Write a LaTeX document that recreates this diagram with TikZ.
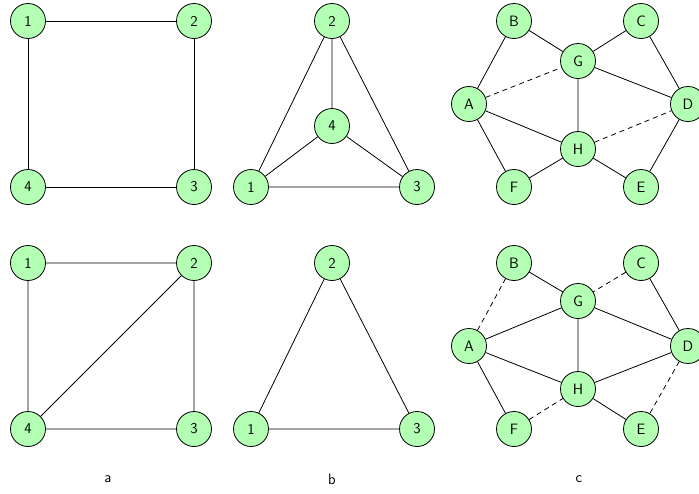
\documentclass[tikz,border=0pt]{standalone}
\usepackage{tikz}
\definecolor{nodegreen}{HTML}{B3FFB3}
\begin{document}
\begin{tikzpicture}[x=1pt,y=-1pt,
  vtx/.style={circle,draw=black,fill=nodegreen,line width=0.8pt,minimum size=35pt,inner sep=0pt,font=\sffamily\fontsize{15}{18}\selectfont},
  edge/.style={line width=0.8pt},
  dedge/.style={line width=0.8pt,dash pattern=on 5pt off 4pt},
  lab/.style={font=\sffamily\fontsize{15}{18}\selectfont}]
\useasboundingbox (0,0) rectangle (699,493);
% top a
\node[vtx] (a1) at (28,21) {1};
\node[vtx] (a2) at (194,21) {2};
\node[vtx] (a4) at (28,187) {4};
\node[vtx] (a3) at (194,187) {3};
\draw[edge] (a1)--(a2) (a2)--(a3) (a3)--(a4) (a4)--(a1);
% top b
\node[vtx] (b2) at (332,21) {2};
\node[vtx] (b4) at (332,126) {4};
\node[vtx] (b1) at (251,187) {1};
\node[vtx] (b3) at (417,187) {3};
\draw[edge] (b2)--(b4) (b2)--(b1) (b2)--(b3) (b4)--(b1) (b4)--(b3) (b1)--(b3);
% top c
\node[vtx] (cB) at (514,21) {B};
\node[vtx] (cC) at (641,21) {C};
\node[vtx] (cG) at (578,61) {G};
\node[vtx] (cA) at (469,104) {A};
\node[vtx] (cD) at (688,104) {D};
\node[vtx] (cH) at (578,149) {H};
\node[vtx] (cF) at (514,187) {F};
\node[vtx] (cE) at (641,187) {E};
\draw[edge] (cB)--(cG) (cC)--(cG) (cA)--(cB) (cC)--(cD) (cG)--(cD) (cG)--(cH) (cA)--(cH) (cA)--(cF) (cF)--(cH) (cH)--(cE) (cD)--(cE);
\draw[dedge] (cA)--(cG) (cH)--(cD);
% bottom a
\node[vtx] (d1) at (28,263) {1};
\node[vtx] (d2) at (194,263) {2};
\node[vtx] (d4) at (28,429) {4};
\node[vtx] (d3) at (194,429) {3};
\draw[edge] (d1)--(d2) (d1)--(d4) (d2)--(d4) (d2)--(d3) (d4)--(d3);
% bottom b
\node[vtx] (e2) at (332,263) {2};
\node[vtx] (e1) at (251,429) {1};
\node[vtx] (e3) at (417,429) {3};
\draw[edge] (e2)--(e1) (e2)--(e3) (e1)--(e3);
% bottom c
\node[vtx] (fB) at (514,263) {B};
\node[vtx] (fC) at (641,263) {C};
\node[vtx] (fG) at (578,301) {G};
\node[vtx] (fA) at (469,346) {A};
\node[vtx] (fD) at (688,346) {D};
\node[vtx] (fH) at (578,389) {H};
\node[vtx] (fF) at (514,429) {F};
\node[vtx] (fE) at (641,429) {E};
\draw[edge] (fB)--(fG) (fC)--(fD) (fA)--(fG) (fG)--(fD) (fG)--(fH) (fA)--(fH) (fH)--(fD) (fA)--(fF) (fH)--(fE);
\draw[dedge] (fC)--(fG) (fA)--(fB) (fF)--(fH) (fD)--(fE);
% labels
\node[lab] (la) at (108,479) {a};
\node[lab] (lb) at (332,479) {b};
\node[lab] (lc) at (579,479) {c};
\end{tikzpicture}
\end{document}
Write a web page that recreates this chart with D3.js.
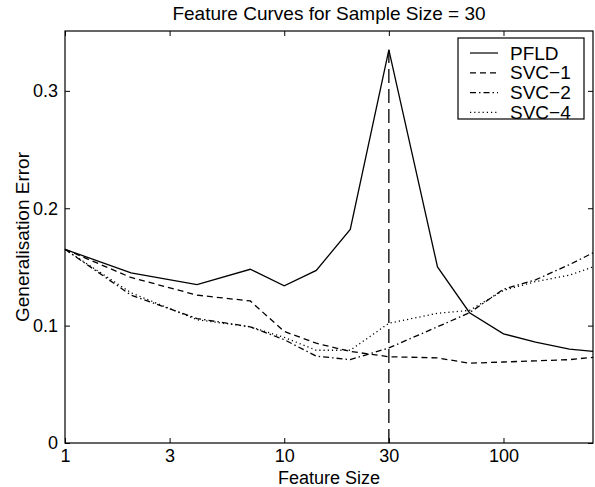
<!DOCTYPE html>
<html>
<head>
<meta charset="utf-8">
<script src="https://cdn.jsdelivr.net/npm/d3@7"></script>
<style>
  body { margin: 0; background: #fff; }
  svg { font-family: "Liberation Sans", Arial, sans-serif; }
</style>
</head>
<body>
<div id="chart"></div>
<script>
const width = 595, height = 487;
const margin = {top: 31, right: 2, bottom: 44, left: 65};

// feature sizes (x) and error values
const featureSize = [1, 2, 4, 7, 10, 14, 20, 30, 50, 70, 100, 140, 200, 256];
const pfld = [0.165, 0.145, 0.135, 0.148, 0.134, 0.147, 0.182, 0.335, 0.150, 0.111, 0.093, 0.086, 0.080, 0.078];
const svc1 = [0.165, 0.141, 0.126, 0.121, 0.095, 0.085, 0.078, 0.0735, 0.0725, 0.068, 0.069, 0.070, 0.071, 0.073];
const svc2 = [0.165, 0.126, 0.106, 0.099, 0.088, 0.074, 0.071, 0.081, 0.099, 0.111, 0.131, 0.139, 0.152, 0.162];
const svc4 = [0.165, 0.128, 0.105, 0.099, 0.090, 0.079, 0.079, 0.102, 0.1105, 0.113, 0.130, 0.1375, 0.143, 0.150];
const seriesNames = ["PFLD", "SVC\u22121", "SVC\u22122", "SVC\u22124"];
const xTicks = [1, 3, 10, 30, 100];
const yTicks = [0, 0.1, 0.2, 0.3];
const sampleSize = 30;

const dashes = [null, "6,4", "6,3,1.5,3", "1.2,3"];
const seriesValues = [pfld, svc1, svc2, svc4];

const svg = d3.select("#chart").append("svg")
  .attr("width", width)
  .attr("height", height);

const x = d3.scaleLog()
  .domain([1, 256])
  .range([margin.left, width - margin.right]);

const y = d3.scaleLinear()
  .domain([0, 0.351])
  .range([height - margin.bottom, margin.top]);

const fmt = d => d === 0 ? "0" : d3.format(".1f")(d);

// axes with inward ticks, box style
svg.append("g")
  .attr("transform", `translate(0,${height - margin.bottom})`)
  .call(d3.axisBottom(x).tickValues(xTicks).tickFormat(d3.format("d")).tickSizeInner(-5).tickSizeOuter(0).tickPadding(6))
  .call(g => g.select(".domain").remove())
  .selectAll("text").attr("font-size", "18px").attr("fill", "#000");

svg.append("g")
  .attr("transform", `translate(0,${margin.top})`)
  .call(d3.axisTop(x).tickValues(xTicks).tickFormat("").tickSizeInner(-5).tickSizeOuter(0))
  .call(g => g.select(".domain").remove());

svg.append("g")
  .attr("transform", `translate(${margin.left},0)`)
  .call(d3.axisLeft(y).tickValues(yTicks).tickFormat(fmt).tickSizeInner(-5).tickSizeOuter(0).tickPadding(7))
  .call(g => g.select(".domain").remove())
  .selectAll("text").attr("font-size", "18px").attr("fill", "#000");

svg.append("g")
  .attr("transform", `translate(${width - margin.right},0)`)
  .call(d3.axisRight(y).tickValues(yTicks).tickFormat("").tickSizeInner(-5).tickSizeOuter(0))
  .call(g => g.select(".domain").remove());

svg.selectAll(".tick line").attr("stroke", "#000");

svg.append("rect")
  .attr("x", margin.left)
  .attr("y", margin.top)
  .attr("width", width - margin.left - margin.right)
  .attr("height", height - margin.top - margin.bottom)
  .attr("fill", "none")
  .attr("stroke", "#000")
  .attr("stroke-width", 1.2);

// vertical marker at sample size
svg.append("line")
  .attr("x1", x(sampleSize)).attr("x2", x(sampleSize))
  .attr("y1", y(0)).attr("y2", y(d3.max(pfld)))
  .attr("stroke", "#000")
  .attr("stroke-width", 1.3)
  .attr("stroke-dasharray", "14,6");

const line = d3.line()
  .x((d, i) => x(featureSize[i]))
  .y(d => y(d));

svg.append("g")
  .selectAll("path")
  .data(seriesValues)
  .join("path")
  .attr("d", d => line(d))
  .attr("fill", "none")
  .attr("stroke", "#000")
  .attr("stroke-width", 1.3)
  .attr("stroke-dasharray", (d, i) => dashes[i]);

// legend
const legend = svg.append("g");
legend.append("rect")
  .attr("x", 458).attr("y", 38)
  .attr("width", 126).attr("height", 81)
  .attr("fill", "#fff")
  .attr("stroke", "#000")
  .attr("stroke-width", 1.2);

const rows = legend.selectAll("g")
  .data(seriesNames)
  .join("g")
  .attr("transform", (d, i) => `translate(0,${53 + i * 19.8})`);

rows.append("line")
  .attr("x1", 470).attr("x2", 498)
  .attr("stroke", "#000")
  .attr("stroke-width", 1.2)
  .attr("stroke-dasharray", (d, i) => dashes[i]);

rows.append("text")
  .attr("x", 510)
  .attr("dy", "0.35em")
  .attr("font-size", "19px")
  .text(d => d);

// title and axis labels
svg.append("text")
  .attr("x", (margin.left + width - margin.right) / 2)
  .attr("y", 20)
  .attr("text-anchor", "middle")
  .style("font-size", "19px")
  .text("Feature Curves for Sample Size = 30");

svg.append("text")
  .attr("x", (margin.left + width - margin.right) / 2)
  .attr("y", 484)
  .attr("text-anchor", "middle")
  .style("font-size", "18px")
  .text("Feature Size");

svg.append("text")
  .attr("transform", `translate(29,${(margin.top + height - margin.bottom) / 2}) rotate(-90)`)
  .attr("text-anchor", "middle")
  .style("font-size", "19px")
  .text("Generalisation Error");
</script>
</body>
</html>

▸ **STATED PROBLEM**
Count the lines of the data that contain the string "this", and reply with that number alone.

▸ **SOLVED PROBLEM**
2